We brought saddled horses, and prepared for the ride of the dead, the night ride. His brothers picked him up and put him in his saddle, to ride one last time. We tied each leg to a stirrup and tied ropes around his back midsection and arms, and connected them to the ropes attached to the stirrups. It took a while to secure him tightly, and in the end he sat firmly in the saddle, but slouched over next to his horse.
One of the men from the village asked me, “Don’t you want to take a picture?”
I always carry my camera, but wouldn’t normally bring it out at a time like this. “I have it,” I said, “but I wasn’t going to take a picture. Won’t his family be angry?”
“No. Please father Thabo. Show them how we live here. Show them how we live hard in Lesotho.”

After the picture, I saddled my horse, and prepared to escort them to Ha Lephoto. You might think it an unpleasant experience, and it was, but in truth there isn’t a person who hasn’t thought about where he wants his final resting place to be. We were simply honoring the dead.

As if to complete the gloom, the clouds rolled in. Ares and Aegis came along as escort. I like to think that the man would have enjoyed the fact that the two fat dogs fed on bread and milk were part of his final escort. We rode. It got dark around 1830, yet we rode on. It rained at 2015, yet on we rode. Indescribable. There are some things that shouldn’t be talked about, and other things that can’t be talked about. The night ride was both. I have the words, but I won’t write them. It was horrific yet wonderful, heartbreaking yet uplifting. It was the night ride.

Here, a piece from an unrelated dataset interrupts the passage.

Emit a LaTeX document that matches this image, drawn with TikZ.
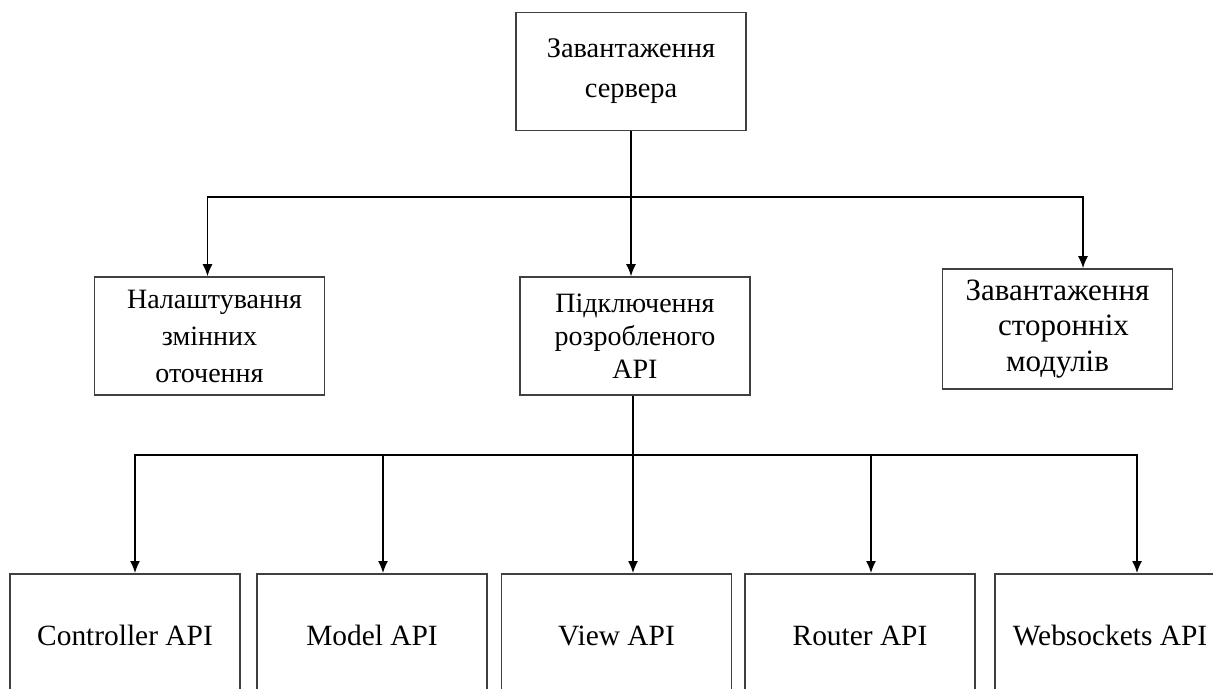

I couldn’t stay. The clouds lifted, and I left the caravan at Ha Lephoto and opted to just turn around and go home. The moon lit my way home, and I arrived home with Ares, Aegis, and Leluma just before dawn. It takes an exceptional amount of love to take your brother’s rotting body home in the night rain to be buried. When you are encircled by despair, death, utter hopelessness, and loss all things are eventually stripped away. Two things remain and stand alone, God and love.